A GPU based implementation of Center Surround Distribution Distance Algorithm for Feature Recognition

Open Access
Rathi, Aditi
Graduate Program:
Electrical Engineering
Master of Science
Document Type:
Master Thesis
Date of Defense:
September 29, 2009
Committee Members:
  • Vijaykrishnan Narayanan, Thesis Advisor
  • Kenneth Jenkins, Thesis Advisor
  • HPC
  • Acceleration
  • CUDA
  • CSDD
  • GPU
General purpose GPU programming environments like NVIDIA CUDA provide universal access to computing performance that was once only available to super-computers. The availability of such computational power has fostered the creation and re-deployment of algorithms, new and old, creating entirely new classes of applications. In this thesis, a GPU implementation of the Center-Surround Distribution Distance (CSDD) algorithm for feature recognition within images and video frames is presented.

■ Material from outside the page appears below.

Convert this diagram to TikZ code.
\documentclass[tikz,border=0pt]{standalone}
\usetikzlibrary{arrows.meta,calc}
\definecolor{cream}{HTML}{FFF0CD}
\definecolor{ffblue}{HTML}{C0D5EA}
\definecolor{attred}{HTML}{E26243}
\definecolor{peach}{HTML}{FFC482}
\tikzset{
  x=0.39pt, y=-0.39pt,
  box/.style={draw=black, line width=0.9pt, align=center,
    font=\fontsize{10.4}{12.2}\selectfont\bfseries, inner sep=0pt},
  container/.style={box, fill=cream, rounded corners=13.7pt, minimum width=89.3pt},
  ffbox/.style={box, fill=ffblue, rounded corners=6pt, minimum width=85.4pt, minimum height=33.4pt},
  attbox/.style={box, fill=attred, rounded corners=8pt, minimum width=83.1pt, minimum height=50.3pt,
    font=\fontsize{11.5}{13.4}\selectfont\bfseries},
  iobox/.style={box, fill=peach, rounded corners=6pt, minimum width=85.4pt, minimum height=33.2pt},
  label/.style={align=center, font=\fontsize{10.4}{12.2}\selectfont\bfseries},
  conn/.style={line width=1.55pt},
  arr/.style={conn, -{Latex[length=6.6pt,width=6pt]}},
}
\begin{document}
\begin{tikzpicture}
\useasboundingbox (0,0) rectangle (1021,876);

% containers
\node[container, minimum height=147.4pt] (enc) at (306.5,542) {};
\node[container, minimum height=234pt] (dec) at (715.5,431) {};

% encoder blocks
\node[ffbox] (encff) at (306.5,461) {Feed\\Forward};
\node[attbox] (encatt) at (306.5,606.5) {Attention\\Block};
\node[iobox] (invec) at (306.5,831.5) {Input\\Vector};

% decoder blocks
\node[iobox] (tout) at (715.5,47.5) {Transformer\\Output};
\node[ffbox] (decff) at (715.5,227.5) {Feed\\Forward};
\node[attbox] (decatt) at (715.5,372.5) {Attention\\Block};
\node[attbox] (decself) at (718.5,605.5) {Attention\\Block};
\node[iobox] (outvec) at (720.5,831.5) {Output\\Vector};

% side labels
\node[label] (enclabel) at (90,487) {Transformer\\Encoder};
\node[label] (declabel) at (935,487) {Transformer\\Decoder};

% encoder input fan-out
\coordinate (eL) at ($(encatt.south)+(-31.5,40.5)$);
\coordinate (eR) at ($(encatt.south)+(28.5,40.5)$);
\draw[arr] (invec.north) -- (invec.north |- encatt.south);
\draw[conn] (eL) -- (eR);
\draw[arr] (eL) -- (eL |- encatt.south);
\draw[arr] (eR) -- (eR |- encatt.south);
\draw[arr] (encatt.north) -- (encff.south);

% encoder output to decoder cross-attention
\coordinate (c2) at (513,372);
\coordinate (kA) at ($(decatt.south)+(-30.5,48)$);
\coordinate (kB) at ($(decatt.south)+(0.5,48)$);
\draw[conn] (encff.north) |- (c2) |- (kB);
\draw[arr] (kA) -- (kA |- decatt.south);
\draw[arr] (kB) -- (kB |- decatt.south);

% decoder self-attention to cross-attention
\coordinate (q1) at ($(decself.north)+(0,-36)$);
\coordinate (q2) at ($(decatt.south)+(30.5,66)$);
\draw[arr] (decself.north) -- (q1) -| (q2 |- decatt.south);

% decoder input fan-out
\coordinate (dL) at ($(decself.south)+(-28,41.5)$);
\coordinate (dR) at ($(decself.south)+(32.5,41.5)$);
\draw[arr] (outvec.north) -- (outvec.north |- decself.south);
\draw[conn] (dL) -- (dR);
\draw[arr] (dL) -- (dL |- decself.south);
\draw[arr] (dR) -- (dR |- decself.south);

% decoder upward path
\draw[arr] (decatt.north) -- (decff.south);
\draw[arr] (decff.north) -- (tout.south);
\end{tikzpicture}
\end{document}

While an optimized CPU implementation requires anywhere from several seconds to tens of minutes to perform analysis of an image, the GPU based approach has the potential to improve upon this by up to 28X within acceptable accuracy. This thesis presents a scalable parallel computing model for the CSDD application and quantifies the impact of different CUDA optimizations on it. The experiments involved in the course of this implementation unleash almost all the capabilities and limitations of GPU for the application for a non-traditional problem like CSDD. The implementation shows promise of achieving real-time speeds with enhanced CUDA provisions for synchronization (the design bottleneck for CSDD), faster accesses of GPU memories (the performance bottleneck for CSDD) and, faster double precision computations (the computational speed bottleneck for CSDD because of limited double precision units per SM). Thus this work also establishes the suitability of GPU for similar data-intensive and data-dependent problems.